CHRIS SIMMS: Change the culture, new team.

MIKE FLORIO: Sean Payton in there kicking ass and taking names.


MIKE FLORIO: Right. And they're willing to skirt the possibility of having to pay $50,000 grand or whatever the fine is. And if you do it multiple times, then you start having to worry about draft picks. The Seahawks have had multiple violations in the past.


MIKE FLORIO: That whole spirit of competition. Yeah, go out there and compete and compete and compete. And have to ask yourself, it's a business calculation.


MIKE FLORIO: Is it worth the risk of getting whacked if the benefit is, my team is better suited to compete on Sundays during football season? This is the preparation. The foundation is being laid.

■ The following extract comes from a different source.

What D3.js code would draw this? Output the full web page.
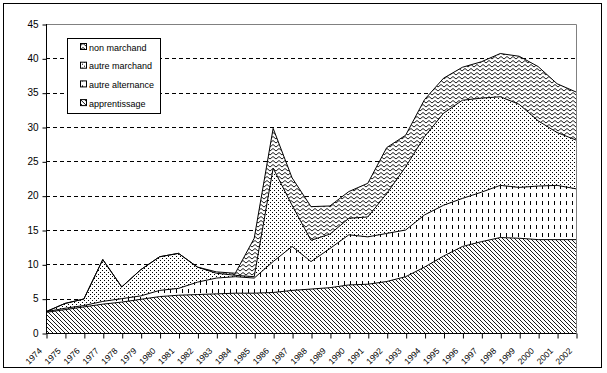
<!DOCTYPE html>
<html>
<head>
<meta charset="utf-8">
<script src="https://cdn.jsdelivr.net/npm/d3@7"></script>
<style>
  body { margin: 0; background: #fff; }
  svg { display: block; font-family: Arial, "Liberation Sans", sans-serif; }
</style>
</head>
<body>
<div id="graph"></div>
<script>
var years = d3.range(1974, 2003)

var apprentissage = [3.0, 3.4, 3.8, 4.2, 4.5, 4.9, 5.3, 5.5, 5.6, 5.7,
  5.8, 5.8, 5.9, 6.2, 6.4, 6.6, 7.0, 7.1, 7.5, 8.2,
  9.6, 11.2, 12.6, 13.3, 13.9, 13.8, 13.6, 13.6, 13.6]
var autreAlternance = [0.1, 0.2, 0.2, 0.4, 0.5, 0.5, 0.9, 1.0, 1.8, 2.3,
  2.4, 2.2, 4.5, 6.4, 4.0, 5.7, 7.3, 6.9, 7.0, 6.8,
  7.6, 7.4, 7.0, 7.2, 7.6, 7.4, 7.8, 7.9, 7.4]
var autreMarchand = [0.0, 0.7, 0.95, 6.1, 1.7, 3.8, 4.9, 5.1, 2.2, 0.7,
  0.2, 0.2, 13.6, 6.0, 3.1, 2.1, 2.4, 2.9, 5.8, 9.2,
  11.4, 13.4, 14.3, 13.7, 12.9, 12.1, 9.5, 7.7, 7.1]
var nonMarchand = [0, 0, 0, 0, 0, 0, 0, 0, 0, 0.2,
  0.3, 5.6, 5.8, 4.0, 4.9, 4.1, 3.9, 4.9, 6.7, 4.6,
  5.4, 5.1, 4.8, 5.3, 6.3, 7.0, 7.9, 7.1, 7.0]

var keys = ['apprentissage', 'autreAlternance', 'autreMarchand', 'nonMarchand']
var legendLabels = ['non marchand', 'autre marchand', 'autre alternance', 'apprentissage']
var yTicks = [0, 5, 10, 15, 20, 25, 30, 35, 40, 45]

var rows = years.map((yr, i) => ({
  year: yr,
  apprentissage: apprentissage[i],
  autreAlternance: autreAlternance[i],
  autreMarchand: autreMarchand[i],
  nonMarchand: nonMarchand[i]
}))

var W = 607, H = 373
var svg = d3.select('#graph').append('svg').attr('width', W).attr('height', H)

// hatch patterns, one per series
var defs = svg.append('defs')

var pHatch = defs.append('pattern').attr('id', 'p-apprentissage')
  .attr('patternUnits', 'userSpaceOnUse').attr('width', 4).attr('height', 4)
pHatch.append('rect').attr('width', 4).attr('height', 4).attr('fill', '#fff')
pHatch.append('path').attr('d', 'M-1,-1L5,5M-1,3L1,5M3,-1L5,1')
  .attr('stroke', '#000').attr('stroke-width', 0.9)

var pVert = defs.append('pattern').attr('id', 'p-autreAlternance')
  .attr('patternUnits', 'userSpaceOnUse').attr('width', 6).attr('height', 8)
pVert.append('rect').attr('width', 6).attr('height', 8).attr('fill', '#fff')
pVert.append('rect').attr('x', 2).attr('y', 1).attr('width', 1).attr('height', 4).attr('fill', '#000')

var pDots = defs.append('pattern').attr('id', 'p-autreMarchand')
  .attr('patternUnits', 'userSpaceOnUse').attr('width', 4).attr('height', 4)
pDots.append('rect').attr('width', 4).attr('height', 4).attr('fill', '#fff')
pDots.append('rect').attr('x', 0).attr('y', 0).attr('width', 1).attr('height', 1).attr('fill', '#000')
pDots.append('rect').attr('x', 2).attr('y', 2).attr('width', 1).attr('height', 1).attr('fill', '#000')

var pZig = defs.append('pattern').attr('id', 'p-nonMarchand')
  .attr('patternUnits', 'userSpaceOnUse').attr('width', 6).attr('height', 4)
pZig.append('rect').attr('width', 6).attr('height', 4).attr('fill', '#fff')
pZig.append('path').attr('d', 'M0,3L3,0.5L6,3').attr('fill', 'none')
  .attr('stroke', '#000').attr('stroke-width', 0.9)

// outer frame
svg.append('rect').attr('x', 3.5).attr('y', 3.5).attr('width', 598).attr('height', 364)
  .attr('fill', '#fff').attr('stroke', '#000')

var x = d3.scaleLinear().domain([1974, 2002]).range([46, 576])
var y = d3.scaleLinear().domain([0, 45]).range([333, 24])

// gridlines
svg.append('g').selectAll('line').data(yTicks.filter(d => d > 0 && d < 45)).join('line')
  .attr('x1', 46).attr('x2', 576)
  .attr('y1', d => Math.round(y(d)) + 0.5).attr('y2', d => Math.round(y(d)) + 0.5)
  .attr('stroke', '#000').attr('stroke-dasharray', '4,3')

// plot border top/right
svg.append('path')
  .attr('d', `M46,${Math.round(y(45)) + 0.5}H576.5V333`)
  .attr('fill', 'none').attr('stroke', '#808080')

var series = d3.stack().keys(keys)(rows)

var area = d3.area()
  .x(d => x(d.data.year))
  .y0(d => y(d[0]))
  .y1(d => y(d[1]))

var line = d3.line()
  .x(d => x(d.data.year))
  .y(d => y(d[1]))

svg.append('g').selectAll('path').data(series).join('path')
  .attr('d', area)
  .attr('fill', d => `url(#p-${d.key})`)

svg.append('g').selectAll('path').data(series).join('path')
  .attr('d', line)
  .attr('fill', 'none').attr('stroke', '#000').attr('stroke-width', 1)

// axes
var yAxis = svg.append('g').attr('transform', 'translate(46.5,0)')
  .call(d3.axisLeft(y).tickValues(yTicks).tickSize(4).tickPadding(4))
yAxis.selectAll('text').attr('font-size', 10).attr('fill', '#000').attr('font-family', null)
yAxis.selectAll('line').attr('stroke', '#000').attr('transform', 'translate(0,0.5)')
yAxis.select('.domain').attr('stroke', '#000').attr('d', `M0,${y(45)}V333`)

var xAxis = svg.append('g').attr('transform', 'translate(0,333.5)')
  .call(d3.axisBottom(x).tickValues(years).tickFormat(d3.format('d')).tickSize(5))
xAxis.select('.domain').attr('stroke', '#000').attr('d', 'M46,0H576.5')
xAxis.selectAll('line').attr('stroke', '#000').attr('transform', 'translate(0.5,0)')
xAxis.selectAll('text')
  .attr('font-size', 8.5).attr('fill', '#000').attr('font-family', null)
  .attr('text-anchor', 'end')
  .attr('dy', null)
  .attr('y', 0)
  .attr('transform', 'translate(-4,18) rotate(-45)')

// legend
var lg = svg.append('g')
lg.append('rect').attr('x', 67.5).attr('y', 38.5).attr('width', 93).attr('height', 75)
  .attr('fill', '#fff').attr('stroke', '#000')
var items = lg.selectAll('g.item').data(legendLabels).join('g')
  .attr('transform', (d, i) => `translate(80, ${47 + i * 18.7})`)
items.append('rect').attr('x', 0.5).attr('y', -3.5).attr('width', 6).attr('height', 6)
  .attr('fill', (d, i) => `url(#p-${keys[3 - i]})`).attr('stroke', '#000')
items.append('text').attr('x', 9).attr('y', 3.5)
  .attr('font-size', 9).text(d => d)
</script>
</body>
</html>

The guys are here, let's go out there, let's begin the process of crafting our best 53 and getting the right mindset in these players. Why wait until July? They're here, let's do it now. That's the balance. And I'd say for some teams, it's strategic. Willing to take the risk--


MIKE FLORIO: --that the NFLPA is going to order a--

CHRIS SIMMS: Push the limit.

MIKE FLORIO: --a film of practice, and possibly punish us.


MIKE FLORIO: Because we come out of it with a better collection of football players.

CHRIS SIMMS: Yeah, that's right. I think, I think teams are willing to push the limit. I think teams a lot of the times almost call the bluff of the NFLPA representative that's on the football team, to where they know that they can call, like every team has two representatives, where they know they can call and be like, hey, we were on the field an hour too long today.


We had 10 people get knocked to the ground. Nobody's supposed to get hit out here. That can go on. But teams are willing to kind of call the bluff. And a lot of the times, the guy that's the NFLPA representative, he's a guy that also loves football and loves the team, and he's willing to, OK, we stayed on the field for 25 or 30 minutes, so what.

That's the sacrifice of it. So I do think teams are willing to take those chances. And I know that's not full through. There's a lot of players that try to do right by the guys that are NFLPA representatives and do call and tattletale.

But they also get a little bit of a reputation around the NFL, too, if you're that guy that does that too much. So to your point, yeah, this is the time of the year we're team building, get it ready for training camp, this is who we are. We got to buy into a mantra. And that's where it can get a little emotional and out of hand in the OTAs at times.